* DIRECTIONS FOR THIS TASK: Give the material once more, word for word, without any images.

● ● ● ● ● ● ●

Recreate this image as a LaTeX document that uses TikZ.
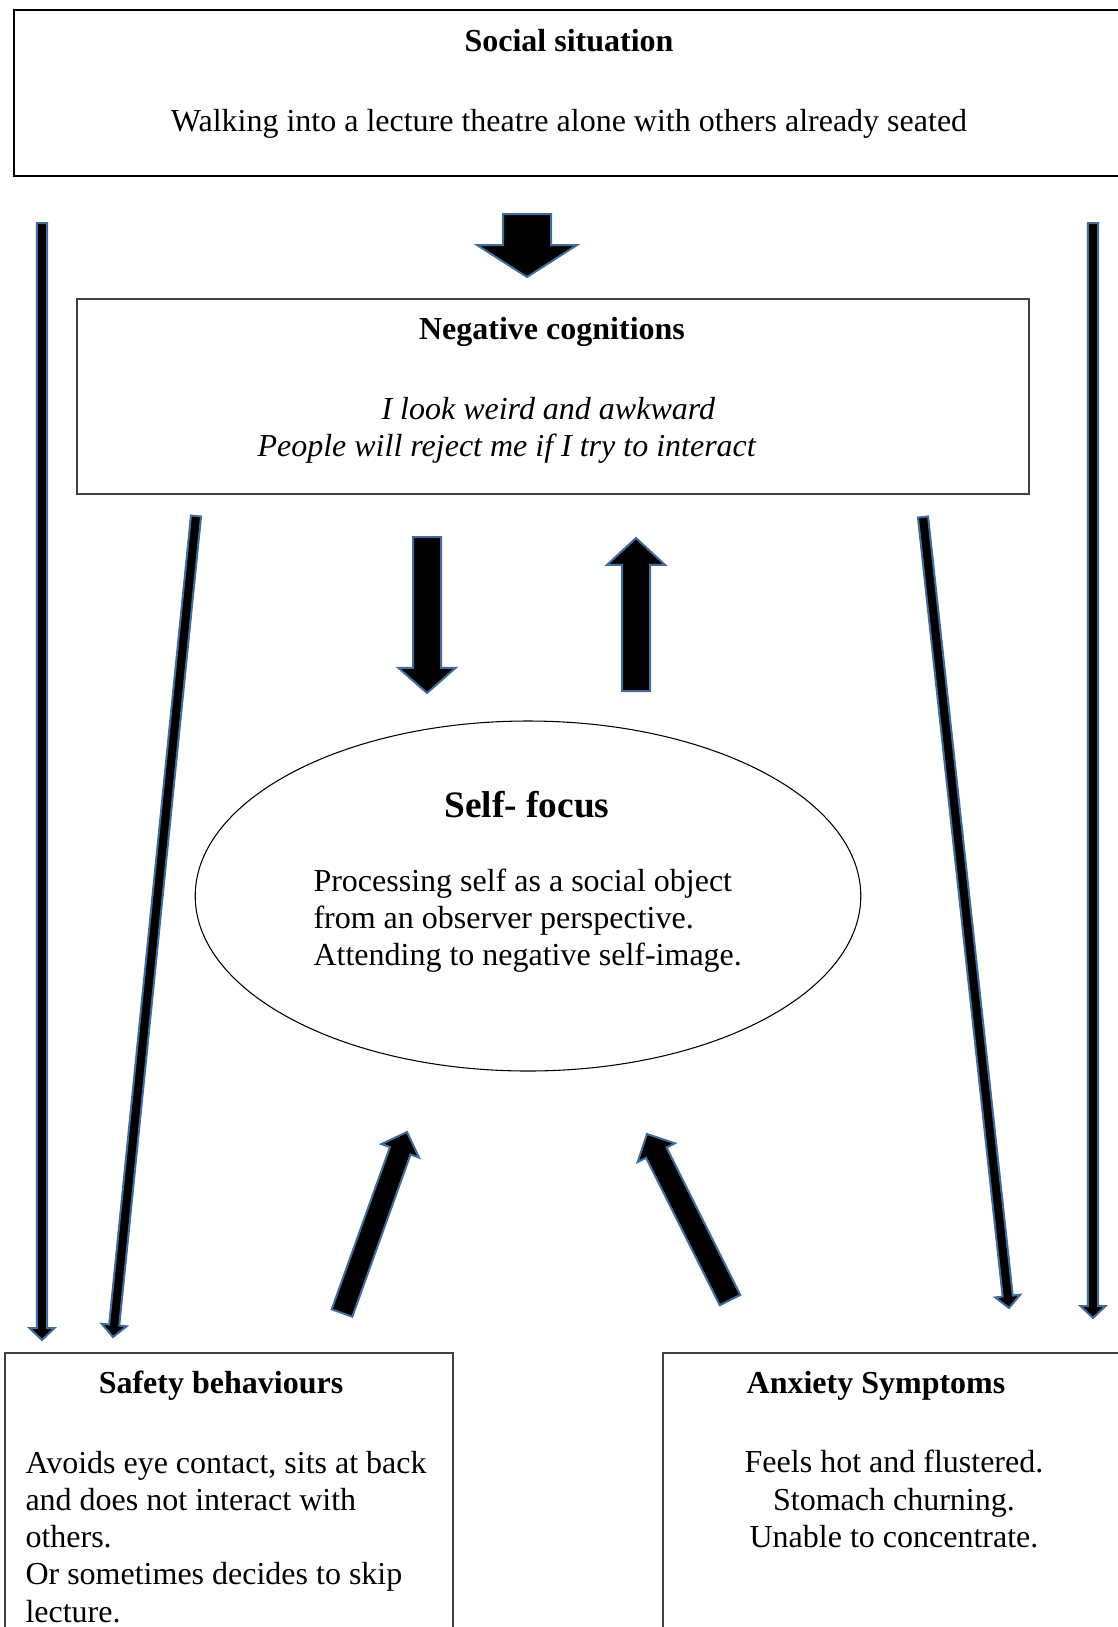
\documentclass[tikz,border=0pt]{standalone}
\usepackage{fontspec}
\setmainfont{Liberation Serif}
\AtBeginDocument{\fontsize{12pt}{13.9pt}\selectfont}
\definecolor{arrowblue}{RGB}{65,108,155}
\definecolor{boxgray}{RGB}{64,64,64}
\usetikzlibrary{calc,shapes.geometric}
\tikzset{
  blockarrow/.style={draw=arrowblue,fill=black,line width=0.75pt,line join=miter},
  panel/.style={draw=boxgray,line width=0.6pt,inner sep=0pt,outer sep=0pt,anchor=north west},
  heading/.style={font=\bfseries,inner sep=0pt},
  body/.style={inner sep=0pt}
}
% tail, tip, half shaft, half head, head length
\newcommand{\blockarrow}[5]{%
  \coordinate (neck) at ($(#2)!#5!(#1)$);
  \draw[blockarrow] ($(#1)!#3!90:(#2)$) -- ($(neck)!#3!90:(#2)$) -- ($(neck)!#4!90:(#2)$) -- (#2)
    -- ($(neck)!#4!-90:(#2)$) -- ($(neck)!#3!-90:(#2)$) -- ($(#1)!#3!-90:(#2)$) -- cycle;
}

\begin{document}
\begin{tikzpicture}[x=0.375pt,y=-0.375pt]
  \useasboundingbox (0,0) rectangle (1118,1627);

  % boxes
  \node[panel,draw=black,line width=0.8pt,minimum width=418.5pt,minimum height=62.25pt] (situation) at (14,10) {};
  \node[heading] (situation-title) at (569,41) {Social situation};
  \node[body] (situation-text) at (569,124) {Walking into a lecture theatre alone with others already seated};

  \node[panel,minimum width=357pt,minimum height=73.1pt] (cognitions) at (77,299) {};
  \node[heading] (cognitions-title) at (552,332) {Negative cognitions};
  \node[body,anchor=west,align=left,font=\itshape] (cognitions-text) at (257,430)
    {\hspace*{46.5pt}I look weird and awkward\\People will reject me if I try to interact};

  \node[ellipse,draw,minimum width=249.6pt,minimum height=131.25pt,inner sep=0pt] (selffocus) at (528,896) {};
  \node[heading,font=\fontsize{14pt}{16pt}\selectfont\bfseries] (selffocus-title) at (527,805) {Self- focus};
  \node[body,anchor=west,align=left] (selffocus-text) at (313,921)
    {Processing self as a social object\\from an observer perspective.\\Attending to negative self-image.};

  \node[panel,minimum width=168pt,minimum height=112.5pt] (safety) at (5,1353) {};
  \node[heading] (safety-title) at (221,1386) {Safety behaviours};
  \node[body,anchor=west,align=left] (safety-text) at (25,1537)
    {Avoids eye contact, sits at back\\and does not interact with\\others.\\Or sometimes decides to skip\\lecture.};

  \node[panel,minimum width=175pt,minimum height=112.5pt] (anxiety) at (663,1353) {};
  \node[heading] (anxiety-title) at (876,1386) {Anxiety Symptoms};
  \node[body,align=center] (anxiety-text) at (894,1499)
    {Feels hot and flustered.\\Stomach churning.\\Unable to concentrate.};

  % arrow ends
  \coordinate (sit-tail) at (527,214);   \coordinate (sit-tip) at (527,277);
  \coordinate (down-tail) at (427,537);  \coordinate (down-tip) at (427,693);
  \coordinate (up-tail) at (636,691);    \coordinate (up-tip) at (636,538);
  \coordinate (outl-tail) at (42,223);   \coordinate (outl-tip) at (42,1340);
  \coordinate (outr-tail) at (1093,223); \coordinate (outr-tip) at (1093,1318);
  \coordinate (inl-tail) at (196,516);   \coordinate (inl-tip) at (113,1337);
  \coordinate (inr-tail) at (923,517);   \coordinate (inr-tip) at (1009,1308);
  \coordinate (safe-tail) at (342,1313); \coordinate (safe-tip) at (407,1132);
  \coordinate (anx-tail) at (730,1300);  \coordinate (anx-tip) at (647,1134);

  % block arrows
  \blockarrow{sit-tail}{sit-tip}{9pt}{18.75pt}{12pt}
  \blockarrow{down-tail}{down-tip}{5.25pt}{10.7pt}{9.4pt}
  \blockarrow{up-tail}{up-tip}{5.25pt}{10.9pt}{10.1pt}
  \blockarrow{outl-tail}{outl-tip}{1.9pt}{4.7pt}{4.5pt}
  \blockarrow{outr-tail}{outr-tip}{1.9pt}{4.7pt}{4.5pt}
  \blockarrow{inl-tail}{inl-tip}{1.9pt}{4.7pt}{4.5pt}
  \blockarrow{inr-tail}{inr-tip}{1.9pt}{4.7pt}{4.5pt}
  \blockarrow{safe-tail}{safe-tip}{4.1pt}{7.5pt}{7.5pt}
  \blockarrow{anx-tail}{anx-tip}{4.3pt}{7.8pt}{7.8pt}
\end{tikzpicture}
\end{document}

● ● ● ● ● ● ●

* EXERCISE RESULT:
Recreate this image as a LaTeX document that uses TikZ.
\documentclass[tikz,border=0pt]{standalone}
\usepackage{fontspec}
\setmainfont{Liberation Serif}
\AtBeginDocument{\fontsize{12pt}{13.9pt}\selectfont}
\definecolor{arrowblue}{RGB}{65,108,155}
\definecolor{boxgray}{RGB}{64,64,64}
\usetikzlibrary{calc,shapes.geometric}
\tikzset{
  blockarrow/.style={draw=arrowblue,fill=black,line width=0.75pt,line join=miter},
  panel/.style={draw=boxgray,line width=0.6pt,inner sep=0pt,outer sep=0pt,anchor=north west},
  heading/.style={font=\bfseries,inner sep=0pt},
  body/.style={inner sep=0pt}
}
% tail, tip, half shaft, half head, head length
\newcommand{\blockarrow}[5]{%
  \coordinate (neck) at ($(#2)!#5!(#1)$);
  \draw[blockarrow] ($(#1)!#3!90:(#2)$) -- ($(neck)!#3!90:(#2)$) -- ($(neck)!#4!90:(#2)$) -- (#2)
    -- ($(neck)!#4!-90:(#2)$) -- ($(neck)!#3!-90:(#2)$) -- ($(#1)!#3!-90:(#2)$) -- cycle;
}

\begin{document}
\begin{tikzpicture}[x=0.375pt,y=-0.375pt]
  \useasboundingbox (0,0) rectangle (1118,1627);

  % boxes
  \node[panel,draw=black,line width=0.8pt,minimum width=418.5pt,minimum height=62.25pt] (situation) at (14,10) {};
  \node[heading] (situation-title) at (569,41) {Social situation};
  \node[body] (situation-text) at (569,124) {Walking into a lecture theatre alone with others already seated};

  \node[panel,minimum width=357pt,minimum height=73.1pt] (cognitions) at (77,299) {};
  \node[heading] (cognitions-title) at (552,332) {Negative cognitions};
  \node[body,anchor=west,align=left,font=\itshape] (cognitions-text) at (257,430)
    {\hspace*{46.5pt}I look weird and awkward\\People will reject me if I try to interact};

  \node[ellipse,draw,minimum width=249.6pt,minimum height=131.25pt,inner sep=0pt] (selffocus) at (528,896) {};
  \node[heading,font=\fontsize{14pt}{16pt}\selectfont\bfseries] (selffocus-title) at (527,805) {Self- focus};
  \node[body,anchor=west,align=left] (selffocus-text) at (313,921)
    {Processing self as a social object\\from an observer perspective.\\Attending to negative self-image.};

  \node[panel,minimum width=168pt,minimum height=112.5pt] (safety) at (5,1353) {};
  \node[heading] (safety-title) at (221,1386) {Safety behaviours};
  \node[body,anchor=west,align=left] (safety-text) at (25,1537)
    {Avoids eye contact, sits at back\\and does not interact with\\others.\\Or sometimes decides to skip\\lecture.};

  \node[panel,minimum width=175pt,minimum height=112.5pt] (anxiety) at (663,1353) {};
  \node[heading] (anxiety-title) at (876,1386) {Anxiety Symptoms};
  \node[body,align=center] (anxiety-text) at (894,1499)
    {Feels hot and flustered.\\Stomach churning.\\Unable to concentrate.};

  % arrow ends
  \coordinate (sit-tail) at (527,214);   \coordinate (sit-tip) at (527,277);
  \coordinate (down-tail) at (427,537);  \coordinate (down-tip) at (427,693);
  \coordinate (up-tail) at (636,691);    \coordinate (up-tip) at (636,538);
  \coordinate (outl-tail) at (42,223);   \coordinate (outl-tip) at (42,1340);
  \coordinate (outr-tail) at (1093,223); \coordinate (outr-tip) at (1093,1318);
  \coordinate (inl-tail) at (196,516);   \coordinate (inl-tip) at (113,1337);
  \coordinate (inr-tail) at (923,517);   \coordinate (inr-tip) at (1009,1308);
  \coordinate (safe-tail) at (342,1313); \coordinate (safe-tip) at (407,1132);
  \coordinate (anx-tail) at (730,1300);  \coordinate (anx-tip) at (647,1134);

  % block arrows
  \blockarrow{sit-tail}{sit-tip}{9pt}{18.75pt}{12pt}
  \blockarrow{down-tail}{down-tip}{5.25pt}{10.7pt}{9.4pt}
  \blockarrow{up-tail}{up-tip}{5.25pt}{10.9pt}{10.1pt}
  \blockarrow{outl-tail}{outl-tip}{1.9pt}{4.7pt}{4.5pt}
  \blockarrow{outr-tail}{outr-tip}{1.9pt}{4.7pt}{4.5pt}
  \blockarrow{inl-tail}{inl-tip}{1.9pt}{4.7pt}{4.5pt}
  \blockarrow{inr-tail}{inr-tip}{1.9pt}{4.7pt}{4.5pt}
  \blockarrow{safe-tail}{safe-tip}{4.1pt}{7.5pt}{7.5pt}
  \blockarrow{anx-tail}{anx-tip}{4.3pt}{7.8pt}{7.8pt}
\end{tikzpicture}
\end{document}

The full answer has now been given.